Dive Brief:
- North Carolina has officially expanded Medicaid to more of its low-income residents.
- As of Friday, about 600,000 more people in the state have access to the safety-net insurance coverage. Before, North Carolina had about 2.9 million people in Medicaid, according to the state’s health department.
- North Carolina passed legislation approving expansion in March, following a prolonged political battle in the state.
Dive Insight:
North Carolina is the 40th state to expand Medicaid under the Affordable Care Act, following other recent expansions in Missouri, Oklahoma and South Dakota.
Expanding Medicaid provides insurance to people who make too much money to qualify for traditional Medicaid, but too little to qualify for federal subsidies for plans in the ACA exchanges.

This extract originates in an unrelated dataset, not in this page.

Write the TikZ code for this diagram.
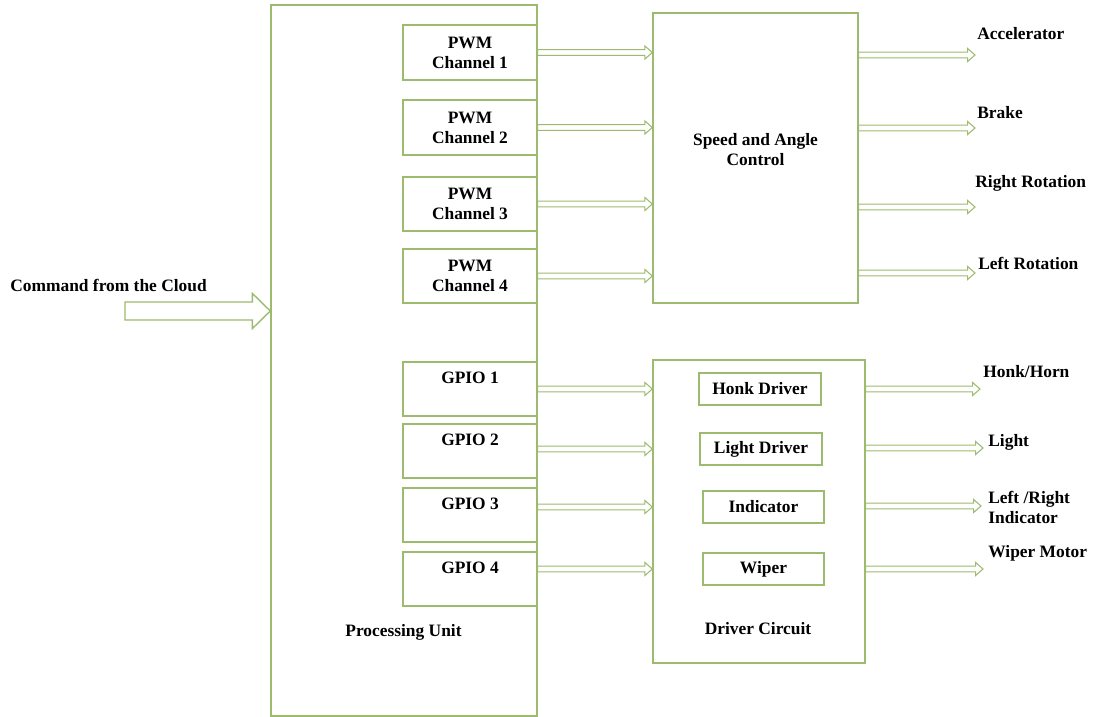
\documentclass[tikz,border=0pt]{standalone}
\usepackage{fontspec}
\setmainfont{Liberation Serif}
\usetikzlibrary{calc}
\definecolor{boxgreen}{HTML}{9CBB6E}
\newcommand{\lblfont}{\fontsize{9.9}{11.4}\selectfont\bfseries}
\tikzset{
  box/.style={draw=boxgreen, line width=0.8pt, inner sep=0pt, align=center, font=\lblfont},
  txt/.style={inner sep=0pt, align=left, font=\lblfont},
  % hollow block arrows, drawn horizontally at the height of the start point
  blockarrow/.style={draw=boxgreen, line width=0.6pt, fill=white,
    to path={let \p1=(\tikztostart), \p2=(\tikztotarget) in
      (\x1,\y1+1.6pt) -- (\x2-4.2pt,\y1+1.6pt) -- (\x2-4.2pt,\y1+3.7pt) -- (\x2,\y1)
      -- (\x2-4.2pt,\y1-3.7pt) -- (\x2-4.2pt,\y1-1.6pt) -- (\x1,\y1-1.6pt) -- cycle}},
  bigarrow/.style={draw=boxgreen, line width=0.8pt, fill=white,
    to path={let \p1=(\tikztostart), \p2=(\tikztotarget) in
      (\x1,\y1+5.1pt) -- (\x2-10.2pt,\y1+5.1pt) -- (\x2-10.2pt,\y1+10pt) -- (\x2,\y1)
      -- (\x2-10.2pt,\y1-10pt) -- (\x2-10.2pt,\y1-5.1pt) -- (\x1,\y1-5.1pt) -- cycle}},
}

\begin{document}
\begin{tikzpicture}[x=0.2mm, y=-0.2mm]
  \useasboundingbox (0,0) rectangle (1094,717);

  % processing unit
  \node[box, minimum width=53.2mm, minimum height=142.2mm] (pu) at (404,360.5) {};
  \node[txt] (putext) at (403.5,632) {Processing Unit};

  \node[box, minimum width=26.8mm, minimum height=11mm] (pwm1) at (470,52.5) {PWM\\Channel 1};
  \node[box, minimum width=26.8mm, minimum height=11mm] (pwm2) at (470,127.5) {PWM\\Channel 2};
  \node[box, minimum width=26.8mm, minimum height=10.8mm] (pwm3) at (470,204) {PWM\\Channel 3};
  \node[box, minimum width=26.8mm, minimum height=10.8mm] (pwm4) at (470,276) {PWM\\Channel 4};

  \node[box, minimum width=26.8mm, minimum height=10.8mm,
        label={[txt, anchor=north, yshift=-2mm]north:GPIO 1}] (gpio1) at (470,389) {};
  \node[box, minimum width=26.8mm, minimum height=10.8mm,
        label={[txt, anchor=north, yshift=-2mm]north:GPIO 2}] (gpio2) at (470,451) {};
  \node[box, minimum width=26.8mm, minimum height=10.8mm,
        label={[txt, anchor=north, yshift=-2mm]north:GPIO 3}] (gpio3) at (470,515) {};
  \node[box, minimum width=26.8mm, minimum height=10.8mm,
        label={[txt, anchor=north, yshift=-2mm]north:GPIO 4}] (gpio4) at (470,579) {};

  % speed and angle control
  \node[box, minimum width=41mm, minimum height=58mm,
        label={[txt, align=center, yshift=1.6mm]center:Speed and Angle\\Control}] (speed) at (755.5,158) {};

  % driver circuit
  \node[box, minimum width=42.4mm, minimum height=60.6mm] (drv) at (759,511.5) {};
  \node[txt] (drvtext) at (758,629) {Driver Circuit};
  \node[box, minimum width=24.4mm, minimum height=6.4mm] (honk) at (760,389) {Honk Driver};
  \node[box, minimum width=24.4mm, minimum height=6.4mm] (ldrv) at (761,449) {Light Driver};
  \node[box, minimum width=24.2mm, minimum height=6.4mm] (ind) at (763.5,507) {Indicator};
  \node[box, minimum width=24.2mm, minimum height=6.4mm] (wip) at (763.5,569) {Wiper};

  % input
  \node[txt, anchor=west] (cmd) at (10,285) {Command from the Cloud};
  \coordinate (cmdtail) at (125,311);
  \draw[bigarrow] (cmdtail) to (pu.west |- cmdtail);

  % outputs
  \node[txt, anchor=west] (acc) at (977,34) {Accelerator};
  \node[txt, anchor=west] (brake) at (977,113) {Brake};
  \node[txt, anchor=west] (rrot) at (975,183) {Right Rotation};
  \node[txt, anchor=west] (lrot) at (978,263) {Left Rotation};
  \node[txt, anchor=west] (horn) at (983,372) {Honk/Horn};
  \node[txt, anchor=west] (light) at (988,442) {Light};
  \node[txt, anchor=west] (lrind) at (988,507) {Left /Right\\Indicator};
  \node[txt, anchor=west] (wipm) at (988,553) {Wiper Motor};

  \coordinate (acctip) at (975,55);
  \coordinate (braketip) at (975,128);
  \coordinate (rrottip) at (975,207);
  \coordinate (lrottip) at (975,273);
  \coordinate (horntip) at (980,389);
  \coordinate (lighttip) at (983,448);
  \coordinate (indtip) at (981,506);
  \coordinate (wiptip) at (983,569);

  % pwm -> speed control
  \draw[blockarrow] (pwm1.east) to (speed.west |- pwm1.east);
  \draw[blockarrow] (pwm2.east) to (speed.west |- pwm2.east);
  \draw[blockarrow] (pwm3.east) to (speed.west |- pwm3.east);
  \draw[blockarrow] (pwm4.east) to (speed.west |- pwm4.east);

  \draw[blockarrow] (speed.east |- acctip) to (acctip);
  \draw[blockarrow] (speed.east |- braketip) to (braketip);
  \draw[blockarrow] (speed.east |- rrottip) to (rrottip);
  \draw[blockarrow] (speed.east |- lrottip) to (lrottip);

  % gpio -> drivers
  \draw[blockarrow] (gpio1.east |- honk) to (drv.west |- honk);
  \draw[blockarrow] (gpio2.east |- ldrv) to (drv.west |- ldrv);
  \draw[blockarrow] (gpio3.east |- ind) to (drv.west |- ind);
  \draw[blockarrow] (gpio4.east |- wip) to (drv.west |- wip);

  \draw[blockarrow] (drv.east |- horntip) to (horntip);
  \draw[blockarrow] (drv.east |- lighttip) to (lighttip);
  \draw[blockarrow] (drv.east |- indtip) to (indtip);
  \draw[blockarrow] (drv.east |- wiptip) to (wiptip);
\end{tikzpicture}
\end{document}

Red states — traditionally leery of expanding government-funded programs — have become increasingly open to considering expansion a decade after the government gave them the option to extend Medicaid insurance to a larger share of their low-income populations.
Ten states have yet to expand Medicaid: Alabama, Florida, Georgia, Kansas, Mississippi, South Carolina, Tennessee, Texas, Wisconsin and Wyoming.

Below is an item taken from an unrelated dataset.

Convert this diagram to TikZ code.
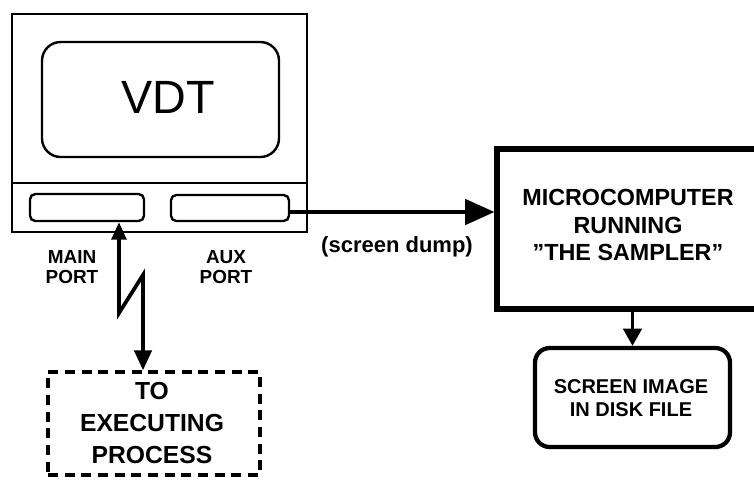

The Biden administration on Friday urged the holdout states to expand Medicaid, saying that 3.5 million uninsured or underinsured Americans would be able to gain Medicaid coverage if the states approved expansion.

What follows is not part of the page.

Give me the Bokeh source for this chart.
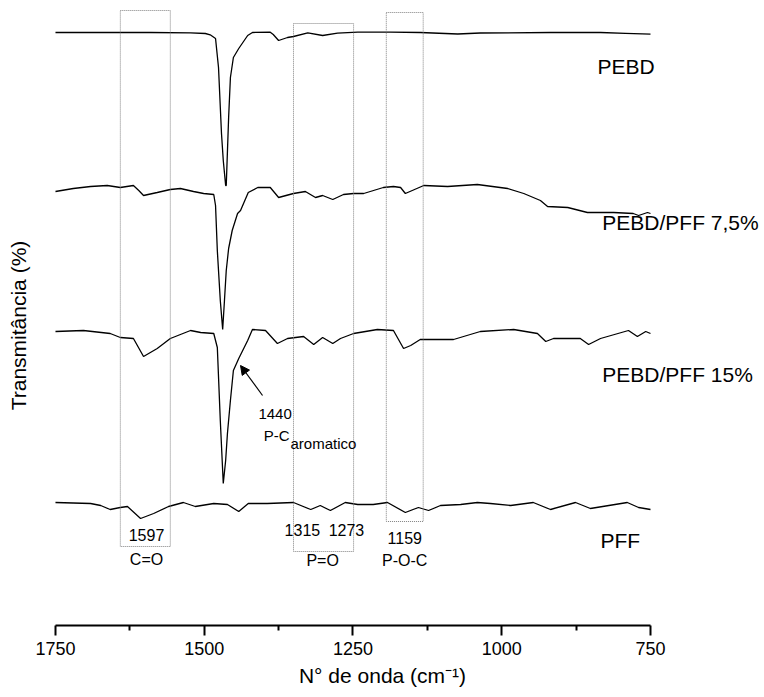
from bokeh.plotting import figure
from bokeh.models import Range1d, Label, Arrow, NormalHead, FixedTicker
from bokeh.embed import file_html
from bokeh.resources import INLINE

# ---------------- data (wavenumber cm^-1, offset transmittance, arbitrary units) ----------------
pebd_wn = [1750, 1674, 1590, 1523, 1498, 1490, 1481, 1476, 1471, 1468, 1464, 1463, 1459, 1456, 1451,
           1442, 1427, 1419, 1389, 1384, 1375, 1360, 1350, 1326, 1301, 1276, 1242, 1187, 1137, 1074,
           1036, 918, 834, 792, 750]
pebd_t = [593, 593, 593, 592.7, 592, 590.7, 587, 558, 492, 465, 440, 440, 508, 548, 568,
          577, 590, 593, 593.3, 591, 585, 588, 589, 592.7, 590, 592.3, 593.3, 593.3, 593, 591.5,
          592.5, 593, 593, 592.2, 591.3]

p75_wn = [1750, 1720, 1691, 1663, 1641, 1619, 1610, 1602, 1579, 1557, 1540, 1518, 1501, 1484, 1481,
          1478, 1473, 1469, 1466, 1463, 1459, 1453, 1444, 1439, 1426, 1410, 1389, 1375, 1350, 1330,
          1313, 1301, 1284, 1266, 1249, 1232, 1199, 1182, 1170, 1162, 1131, 1091, 1041, 990, 963,
          935, 923, 889, 856, 812, 779, 770, 755, 750]
p75_t = [434, 437, 439, 440, 438, 440, 435, 430, 433, 436, 437, 434, 432, 431, 420,
         375, 325, 296, 325, 355, 377, 395, 412, 415, 433, 438, 438, 428, 432, 434,
         428, 430, 426, 431, 432, 432, 438, 439, 438, 432, 440, 439, 441, 437, 432,
         425, 419, 418, 413, 413, 412, 410, 413, 412]

p15_wn = [1750, 1703, 1658, 1641, 1619, 1602, 1579, 1557, 1523, 1506, 1484, 1478, 1473, 1468, 1464,
          1461, 1456, 1451, 1442, 1427, 1419, 1397, 1377, 1360, 1333, 1316, 1301, 1284, 1271, 1249,
          1209, 1182, 1165, 1153, 1137, 1081, 1036, 980, 940, 926, 913, 868, 854, 834, 787,
          772, 758, 750]
p15_t = [294, 295, 292, 288, 287, 269, 277, 287, 295, 293, 292, 278, 205, 142, 165,
         192, 225, 255, 267, 285, 296, 295, 282, 287, 289, 281, 288, 282, 287, 292,
         296, 295, 277, 280, 286, 286, 294, 296, 292, 284, 287, 287, 281, 287, 295,
         289, 294, 292]

pff_wn = [1750, 1691, 1674, 1658, 1641, 1629, 1607, 1585, 1560, 1535, 1515, 1484, 1461, 1442, 1426,
          1394, 1350, 1321, 1305, 1288, 1263, 1242, 1216, 1192, 1162, 1140, 1123, 1103, 1069, 1041,
          1019, 985, 947, 918, 876, 851, 789, 770, 750]
pff_t = [123, 122, 120, 116, 118, 119, 107, 112, 119, 123, 119, 122, 121, 114, 122,
         122, 123, 116, 120, 115, 123, 121, 121, 123, 113, 118, 115, 120, 121, 123,
         122, 120, 123, 116, 123, 117, 123, 118, 116]

series_names = ["PEBD", "PEBD/PFF 7,5%", "PEBD/PFF 15%", "PFF"]
label_wn = [839, 831, 831, 834]
label_t = [559, 403, 251, 85]

# highlighted band regions: left wn, right wn, top, bottom
box_left = [1641, 1350, 1194]
box_right = [1557, 1249, 1132]
box_top = [615, 602, 613]
box_bottom = [79, 74, 104]

# band annotations
band_text = ["1597", "C=O", "1315", "1273", "P=O", "1159", "P-O-C"]
band_wn = [1597, 1597, 1335, 1261, 1301, 1163, 1163]
band_t = [91, 66, 96, 96, 65, 88, 65]

x_ticks = [1750, 1500, 1250, 1000, 750]
minor_ticks = [1625, 1375, 1125, 875]

FONT = "Liberation Sans"

p = figure(width=764, height=697, output_backend="svg", toolbar_location=None,
           x_range=Range1d(1842.4, 558.4), y_range=Range1d(0, 625),
           min_border_left=0, min_border_right=0, min_border_top=0, min_border_bottom=72)
p.outline_line_color = None
p.grid.visible = False
p.background_fill_color = "white"
p.border_fill_color = "white"

for wn, t in [(pebd_wn, pebd_t), (p75_wn, p75_t), (p15_wn, p15_t), (pff_wn, pff_t)]:
    p.line(wn, t, line_color="black", line_width=1.3)

# dotted rectangles
for l, r, tp, b in zip(box_left, box_right, box_top, box_bottom):
    p.line([l, r, r, l, l], [tp, tp, b, b, tp], line_color="#808080", line_width=1, line_dash="1 1")

# x axis
ax = p.xaxis[0]
ax.ticker = FixedTicker(ticks=x_ticks, minor_ticks=minor_ticks)
ax.bounds = (750, 1750)
ax.axis_line_width = 2
ax.axis_line_color = "black"
ax.major_tick_line_width = 2
ax.minor_tick_line_width = 2
ax.major_tick_line_color = "black"
ax.minor_tick_line_color = "black"
ax.major_tick_out = 10
ax.major_tick_in = 0
ax.minor_tick_out = 5
ax.minor_tick_in = 0
ax.major_label_text_font = FONT
ax.major_label_text_font_size = "18px"
ax.major_label_text_color = "black"
ax.major_label_standoff = 6
ax.axis_label = "N° de onda (cm⁻¹)"
ax.axis_label_text_font = FONT
ax.axis_label_text_font_size = "21px"
ax.axis_label_text_font_style = "normal"
ax.axis_label_text_color = "black"
ax.axis_label_standoff = 6
p.yaxis.visible = False

# y title
p.add_layout(Label(x=1812, y=300, text="Transmitância (%)", angle=1.5708, text_align="center",
                   text_baseline="middle", text_font=FONT, text_font_size="21px",
                   text_color="black"))

# series labels
for name, lx, ly in zip(series_names, label_wn, label_t):
    p.add_layout(Label(x=lx, y=ly, text=name, text_align="left", text_baseline="middle",
                       text_font=FONT, text_font_size="21px", text_color="black"))

for txt, bx, by in zip(band_text, band_wn, band_t):
    p.add_layout(Label(x=bx, y=by, text=txt, text_align="center", text_baseline="middle",
                       text_font=FONT, text_font_size="16px", text_color="black"))

p.add_layout(Label(x=1409, y=212, text="1440", text_align="left", text_baseline="middle",
                   text_font=FONT, text_font_size="15px", text_color="black"))
p.add_layout(Label(x=1400, y=190, text="P-C", text_align="left", text_baseline="middle",
                   text_font=FONT, text_font_size="15px", text_color="black"))
p.add_layout(Label(x=1355, y=182, text="aromatico", text_align="left", text_baseline="middle",
                   text_font=FONT, text_font_size="15px", text_color="black"))

p.add_layout(Arrow(end=NormalHead(size=9, fill_color="black", line_color="black"),
                   x_start=1402, y_start=230, x_end=1439, y_end=260,
                   line_color="black", line_width=1.2))

open("out.html", "w").write(file_html(p, INLINE))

North Carolina’s expansion should help reduce the number of uninsured individuals in the state. Last year, 9.4% of its population was uninsured, the tenth highest uninsured rate in the nation, according to KFF.
The expansion will also boost rolls — and revenue — for the managed care organizations that participate in North Carolina’s Medicaid program. Centene has 34% of North Carolina’s managed care Medicaid lives, while Elevance has 27% and UnitedHealthcare has 21%.
Those payers should particularly benefit from the expansion, assuming that additional Medicaid lives are allocated based on market share and current per-member per-month fees, Credit Suisse analysts said when North Carolina’s expansion was announced earlier this year.
Medicaid enrollment swelled over the COVID-19 pandemic and became the largest source of healthcare coverage in the U.S., covering more than 90 million people as of the end of 2022. However, millions of people have lost Medicaid coverage this year after states were allowed to resume checking member eligibility in the program following a pandemic pause.